La lentitud del magma
Por Pedro Luis Ibáñez Lérida*
"La muerte de cualquier hombre me disminuye porque
estoy ligado a la humanidad; por consiguiente nunca
hagas preguntar por quien doblan las campanas:
doblan por ti".
John Donne
John Donne
Los premios
y los reconocimientos forman parte de ese entramado social que dispone las
celebraciones y valías dependiendo de quién y cómo. En los primeros, el fallo del jurado suele venir acompañado de
ciertos augurios de concesión interesada, que es una forma generalizada de
fomentar el amiguismo y la complacencia. En los segundos el carácter oficial
abunda en la creciente y mal entendida primacía de reconocer los servicios
prestados, aunque éstos sean coincidentes con las obligaciones del cargo.
La
concesión del premio Nobel de Literatura y las connotaciones políticas que
lo rodean hablan, sin lugar a dudas, de ese proceso taimado que parece
advertirse cuando el aspecto que debería
exclusivamente tenerse en cuenta, en este caso el puramente literario, queda en
entredicho. Como reza una bellísima cita en la Librería Padilla de Sevilla, “Leer
todos los libros del mundo es imposible, pero hay que intentarlo”.

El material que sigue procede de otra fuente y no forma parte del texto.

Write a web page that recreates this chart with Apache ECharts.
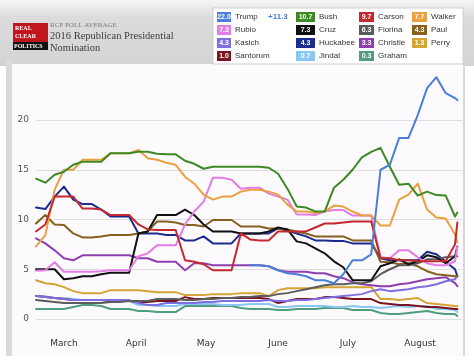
<!DOCTYPE html>
<html><head><meta charset="utf-8">
<script src="https://cdn.jsdelivr.net/npm/echarts/dist/echarts.min.js"></script>
<style>html,body{margin:0;padding:0;background:#fff}#c{width:474px;height:361px}</style>
</head><body><div id="c"></div>
<script>
// ---- data ----
var candidates = ['Trump','Bush','Carson','Walker','Rubio','Cruz','Fiorina','Paul','Kasich','Huckabee','Christie','Perry','Santorum','Jindal','Graham'];
var latest = ['22.0','10.7','9.7','7.7','7.3','7.3','6.3','4.3','4.3','4.3','3.3','1.3','1.0','0.7','0.3'];
var trumpLead = '+11.3';
var colors = ['#4a7ed8','#3d8a24','#c4292f','#eaa03e','#e37ce6','#111111','#5c5c5c','#86601e','#7d6fe2','#1c2c8e','#8e3fae','#d4a534','#7a1420','#8cc6f2','#4f9e80'];
var monthNames = ['March','April','May','June','July','August'];
var yTicks = [0,5,10,15,20];

// values sampled every 4 days from 2015-03-03, last value 2015-08-31
var trump    = [null,null,null,null,null,null,null,null,null,null,null,null,null,null,null,null,null,null,null,null,null,null,null,5.4,5.4,5.3,4.9,4.6,4.5,4.3,3.9,3.9,3.6,4.5,5.9,5.9,6.5,15.0,15.5,18.2,18.2,20.5,23.2,24.3,22.7,22.2,22.0];
var bush     = [14.1,13.7,14.5,14.8,15.5,15.8,15.8,15.8,16.65,16.65,16.65,16.8,16.8,16.6,16.55,16.55,15.9,15.6,15.1,15.3,15.3,15.3,15.3,15.3,15.3,15.2,14.6,13.1,11.3,11.2,10.8,10.8,13.2,14.0,15.0,16.25,16.8,17.2,15.3,13.5,13.6,12.4,12.8,12.45,12.4,10.3,10.7];
var carson   = [8.8,9.5,12.3,12.3,12.3,11.1,11.1,11.0,10.45,10.45,10.45,9.5,9.0,8.95,8.95,8.95,5.9,5.75,5.5,4.9,4.9,4.9,8.6,8.0,7.9,7.9,8.8,8.8,8.8,8.8,9.2,9.6,9.6,9.7,9.8,9.8,9.8,6.1,6.1,5.9,5.9,5.8,5.8,5.8,5.8,7.5,9.7];
var walker   = [7.3,8.4,13.0,15.0,15.0,16.0,16.0,16.0,16.65,16.65,16.65,17.0,16.15,16.0,15.7,15.5,14.3,13.6,12.5,12.0,12.3,12.3,12.8,13.0,13.0,12.8,12.5,11.5,10.8,10.8,10.65,10.8,11.4,11.3,10.8,10.4,10.4,9.4,9.4,12.0,12.5,13.6,11.0,10.2,10.1,8.5,7.7];
var rubio    = [4.85,4.9,5.7,4.75,4.75,4.75,4.75,4.8,4.9,4.9,4.9,6.3,6.6,7.4,7.4,7.4,9.5,10.8,11.8,14.2,14.2,14.0,13.1,13.2,13.2,12.6,12.3,12.0,10.5,10.5,10.45,10.8,10.95,10.95,10.4,10.4,10.4,6.2,6.1,6.9,6.9,6.2,5.6,5.4,5.4,5.8,7.3];
var cruz     = [5.0,5.0,5.0,4.0,4.1,4.3,4.3,4.5,4.65,4.65,4.65,8.6,8.8,10.45,10.45,10.45,11.0,10.45,9.5,8.8,8.8,8.8,8.6,8.6,8.6,8.8,9.2,9.0,7.8,7.6,7.1,6.6,5.8,5.2,3.9,3.9,3.9,5.3,5.6,6.0,5.5,5.8,6.4,6.2,5.6,6.3,7.3];
var fiorina  = [1.9,1.8,1.7,1.6,1.6,1.6,1.6,1.6,1.7,1.7,1.8,1.8,1.8,2.0,2.0,2.0,1.9,1.9,2.0,2.0,2.1,2.1,2.2,2.2,2.3,2.3,2.5,2.6,2.8,3.0,3.2,3.4,3.5,3.5,3.6,3.6,3.8,4.5,5.0,5.4,5.4,5.6,6.0,6.0,6.2,6.3,6.3];
var paul     = [9.6,10.45,9.5,9.45,8.6,8.2,8.2,8.3,8.45,8.45,8.45,8.6,8.8,9.8,9.8,9.7,9.45,9.45,9.3,9.95,9.95,9.95,9.3,9.3,9.3,9.1,9.1,9.0,8.8,8.6,8.3,8.3,8.3,8.3,7.9,7.9,7.9,5.75,5.7,5.5,5.6,5.3,4.8,4.5,4.4,4.3,4.3];
var kasich   = [2.3,2.2,2.1,2.0,1.9,1.9,1.9,1.9,1.9,1.9,1.9,1.6,1.4,1.4,1.6,1.6,1.6,1.6,1.7,1.7,1.8,1.8,1.8,1.8,1.8,1.9,1.8,1.8,1.9,1.9,2.0,2.1,2.2,2.3,2.4,2.5,2.8,3.0,2.8,2.9,3.0,3.2,3.3,3.5,3.8,4.0,4.3];
var huckabee = [11.2,11.05,12.3,13.3,12.0,11.55,11.55,11.0,10.3,10.3,10.3,8.6,8.6,8.6,8.45,8.45,7.9,7.9,8.3,7.6,7.6,7.6,8.6,8.6,8.6,8.6,9.1,8.9,8.6,8.3,7.9,7.9,7.85,7.85,7.6,7.6,7.6,6.1,5.9,5.9,5.9,5.9,6.75,6.5,5.75,5.0,4.3];
var christie = [8.1,7.6,6.9,6.1,5.9,6.4,6.4,6.4,6.4,6.4,6.4,6.1,6.1,5.75,5.75,5.75,4.9,5.6,5.6,5.4,5.4,5.4,5.4,5.4,5.4,5.3,4.9,4.75,4.75,4.75,4.6,4.6,4.3,4.1,3.7,3.5,3.4,3.3,3.3,3.5,3.6,3.8,4.0,4.1,4.2,3.6,3.3];
var perry    = [3.9,3.6,3.5,3.2,2.8,2.6,2.6,2.6,2.9,2.9,2.9,2.9,2.8,2.7,2.7,2.7,2.4,2.4,2.4,2.5,2.5,2.5,2.6,2.6,2.6,2.3,2.9,3.1,3.1,3.1,3.1,3.2,3.2,3.2,3.2,3.2,3.2,2.0,2.0,1.9,2.0,2.1,1.6,1.5,1.4,1.3,1.3];
var santorum = [2.3,2.2,2.1,2.0,1.9,1.9,1.9,1.9,1.8,1.8,1.8,1.7,1.7,1.8,1.8,1.8,2.2,2.0,2.0,2.1,2.1,2.1,2.1,2.1,2.1,2.0,1.6,1.8,2.0,2.0,2.0,2.2,2.2,2.1,2.0,2.0,2.0,1.6,1.5,1.4,1.4,1.3,1.2,1.2,1.1,1.0,1.0];
var jindal   = [2.3,2.3,2.1,2.1,2.0,1.9,1.9,1.9,1.8,1.8,1.8,1.4,1.4,1.3,1.3,1.3,1.5,1.5,1.5,1.5,1.4,1.4,1.4,1.5,1.5,1.5,1.2,1.2,1.3,1.3,1.3,1.3,1.2,1.2,1.3,1.2,1.2,1.1,1.2,1.3,1.2,1.3,1.3,1.0,1.0,0.9,0.7];
var graham   = [1.0,1.0,1.0,1.0,1.2,1.4,1.4,1.3,1.0,1.0,1.0,0.8,0.8,0.7,0.7,0.7,1.3,1.3,1.3,1.3,1.3,1.3,1.1,1.0,1.0,1.0,0.9,0.9,1.0,1.0,1.0,1.1,1.1,1.1,0.9,0.9,0.9,0.6,0.5,0.5,0.6,0.7,0.8,0.6,0.5,0.5,0.3];
var seriesValues = [trump,bush,carson,walker,rubio,cruz,fiorina,paul,kasich,huckabee,christie,perry,santorum,jindal,graham];

// ---- categories (daily) ----
function fmt(d){var m=d.getUTCMonth()+1,dd=d.getUTCDate();return d.getUTCFullYear()+'-'+(m<10?'0':'')+m+'-'+(dd<10?'0':'')+dd;}
var days = [];
var start = Date.UTC(2015,2,3);
for (var i=0;i<184;i++){ days.push(fmt(new Date(start + i*86400000))); }
var sampleDates = [];
for (var k=0;k<46;k++){ sampleDates.push(days[k*4]); }
sampleDates.push('2015-08-31');

var series = [];
for (var s=seriesValues.length-1;s>=0;s--){
  var pts=[];
  seriesValues[s].forEach(function(v,j){ if(v!==null) pts.push([sampleDates[j], v]); });
  series.push({type:'line', name:candidates[s], data:pts, symbol:'none', smooth:false,
    lineStyle:{width:2, color:colors[s], join:'round', cap:'round'}, itemStyle:{color:colors[s]}, animation:false});
}

// ---- legend / header graphics ----
var g = [];
g.push({type:'rect', z:-100, shape:{x:0,y:0,width:474,height:361}, style:{fill:'#ffffff'}});
g.push({type:'rect', z:-99, shape:{x:0,y:0,width:474,height:66}, style:{fill:{type:'linear',x:0,y:0,x2:0,y2:1,colorStops:[{offset:0,color:'#f6f6f6'},{offset:0.25,color:'#dcdcdc'},{offset:1,color:'#d4d4d4'}]}}});
g.push({type:'rect', z:-99, shape:{x:6,y:60,width:7,height:296}, style:{fill:'#dadada'}});
g.push({type:'rect', z:-98, shape:{x:12,y:64,width:451,height:292}, style:{fill:'#fcfafc'}});
g.push({type:'rect', z:-98, shape:{x:463,y:58,width:2,height:298}, style:{fill:'#d8d8d8'}});
// logo
g.push({type:'rect', z:10, shape:{x:13,y:23,width:35,height:19}, style:{fill:'#c0161d'}});
g.push({type:'rect', z:10, shape:{x:13,y:42,width:35,height:8}, style:{fill:'#111'}});
g.push({type:'text', z:11, style:{x:15,y:25,text:'REAL',fill:'#fff',font:'bold 6px "Liberation Serif"'}});
g.push({type:'text', z:11, style:{x:15,y:33,text:'CLEAR',fill:'#fff',font:'bold 6px "Liberation Serif"'}});
g.push({type:'text', z:11, style:{x:14,y:43,text:'POLITICS',fill:'#fff',font:'bold 6px "Liberation Serif"'}});
// titles
g.push({type:'text', z:11, style:{x:50,y:22,text:'RCP POLL AVERAGE',fill:'#7a7a7a',font:'7px "Liberation Serif"'}});
g.push({type:'text', z:11, style:{x:50,y:31,text:'2016 Republican Presidential',fill:'#3c3c3c',font:'10.5px "Liberation Serif"'}});
g.push({type:'text', z:11, style:{x:50,y:43,text:'Nomination',fill:'#3c3c3c',font:'10.5px "Liberation Serif"'}});
// legend box
g.push({type:'rect', z:5, shape:{x:213,y:8,width:250,height:56}, style:{fill:'#ffffff',stroke:'#cfcfcf',lineWidth:1}});
var colX = [217,296,359,412];
var badgeW = [14,19,15,15];
var rowY = [12,25,38,51];
candidates.forEach(function(name,i){
  var c=i%4, r=Math.floor(i/4);
  var x=colX[c], y=rowY[r];
  g.push({type:'rect', z:12, shape:{x:x,y:y,width:badgeW[c],height:10}, style:{fill:colors[i]}});
  g.push({type:'text', z:13, style:{x:x+badgeW[c]/2,y:y+5,text:latest[i],fill:'#fff',font:'bold 7px "Liberation Sans"',align:'center',verticalAlign:'middle'}});
  g.push({type:'text', z:13, style:{x:x+badgeW[c]+4,y:y+5,text:name,fill:'#333',font:'8px "Liberation Sans"',verticalAlign:'middle'}});
  if(i===0){
    g.push({type:'text', z:13, style:{x:268,y:y+5,text:trumpLead,fill:'#4a7ed8',font:'bold 8px "Liberation Sans"',verticalAlign:'middle'}});
  }
});

var chart = echarts.init(document.getElementById('c'), null, {renderer:'canvas'});
chart.setOption({
  animation:false,
  backgroundColor:'#ffffff',
  graphic: g,
  grid:{left:36, right:12, top:70.25, bottom:42, containLabel:false},
  xAxis:{type:'category', data:days, boundaryGap:false,
    axisLine:{show:false}, axisTick:{show:false}, splitLine:{show:false},
    axisLabel:{interval:function(idx,val){return val.slice(8)==='15';}, margin:20, color:'#333', fontSize:9, fontFamily:'DejaVu Sans',
      formatter:function(val){return monthNames[parseInt(val.slice(5,7),10)-3];}}},
  yAxis:{type:'value', min:0, max:25, interval:5,
    axisLine:{show:false}, axisTick:{show:false},
    splitLine:{lineStyle:{color:['#dedede','#dedede','#dedede','#dedede','#dedede','rgba(0,0,0,0)'], width:1}},
    axisLabel:{margin:7, color:'#555', fontSize:9, fontFamily:'DejaVu Sans', formatter:function(v){return yTicks.indexOf(v)>=0?String(v):'';}}},
  series: series
});
</script></body></html>
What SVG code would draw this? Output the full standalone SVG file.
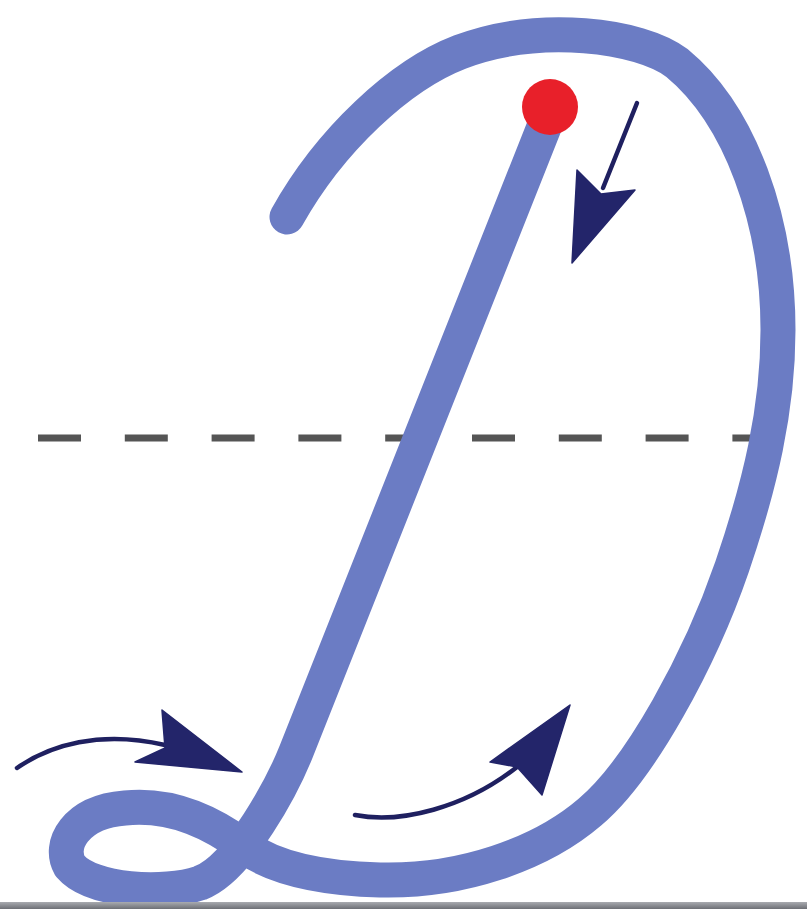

Sinceramente por mucho, en mi caso un verdadero placer, que el empeño fuera denodado en adquirir una
mayor capacidad lectora, no creo que me topará con la obra de Mo Yan. Entiendo
que por desconocimiento. Aunque me alivia, en cierta manera, pensar que no soy
un caso excepcional por las conversaciones que he mantenido sobre ello estos
últimos días. El criterio que sostiene este premio no es precisamente alentador
si hacemos un recorrido por los escritores, a los que ni siquiera les llegó el
eco de tan altísimo grado literario. Como por ejemplo, Borges, Tolstoi, Pessoa,
Cortázar, Valle-Inclán...
No hablamos
de su acontecer y posicionamiento vital, lo hacemos de su quehacer
literario que, en cualquiera de sus formas, no tiene por qué corresponderse con
aquélla. La literatura con mayúsculas no viene refrendada por una impoluta e
íntegra biografía. Su calidad es inherente al escritor, sean cuales sean sus
puntos de vista sociales o políticos. Desmerecer al hombre no tiene por qué
acarrear rechazar su arte.
El autor de
“Sorgo rojo”, la obra más conocida de Mo Yan gracias a la adaptación
cinematográfica que en 1987 dirigió su compatriota Zhang Yimou en su debut como
director, y que fue ganadora del Oso de Oro en el Festival de Berlín de 1988,
es vicepresidente de la Asociación de Escritores Chinos y participó en el
septuagésimo aniversario de Mao Zedong sobre Arte y Literatura. Se le reprocha
que nunca se haya pronunciado sobre la persecución de los intelectuales. Los
disidentes lo califican de colaboracionista y complaciente. Recordemos que en
el año 2010 recayó el Premio Nobel de la Paz en
el intelectual y escritor chino, Liu Xiaobo, por escribir un manifiesto
democrático, que provocó una situación de tensa relación diplomática entre
China y Noruega, aún pendiente de resolución. La pena que sufre es de 11 años
de cárcel. La reacción del gobierno chino pareció provenir de una rabieta mal
contenida. Crearon los premios Confucio para contrarrestar la que consideran
propaganda occidental, al enjuiciar la inclinación a premiar a disidentes
evitando a ciudadanos chinos que no están enfrentados con el gobierno. Sonrisa
macabra la que se dibuja en los labios, si hacemos memoria de otros galardonados por el
pacifismo del Nobel. Por ejemplo, Kissinger.
El comportamiento no tiene por qué influir
en la consideración de la obra de un creador. Ésta es independiente al trasunto
humano. La notoria y gran literatura no puede estar condicionada por la
orientación política, sexual, la asunción del sistema, la marginalidad, la
exclusión o la depravación de quién es su autor. La obra tiene su propia
personalidad que no tiene por qué definirse con la de aquél. En caso contrario
la literatura estaría sentenciada a morir en breve plazo. Me refiero a la buena
literatura, la que no necesita nada salvo la atención de un lector crítico.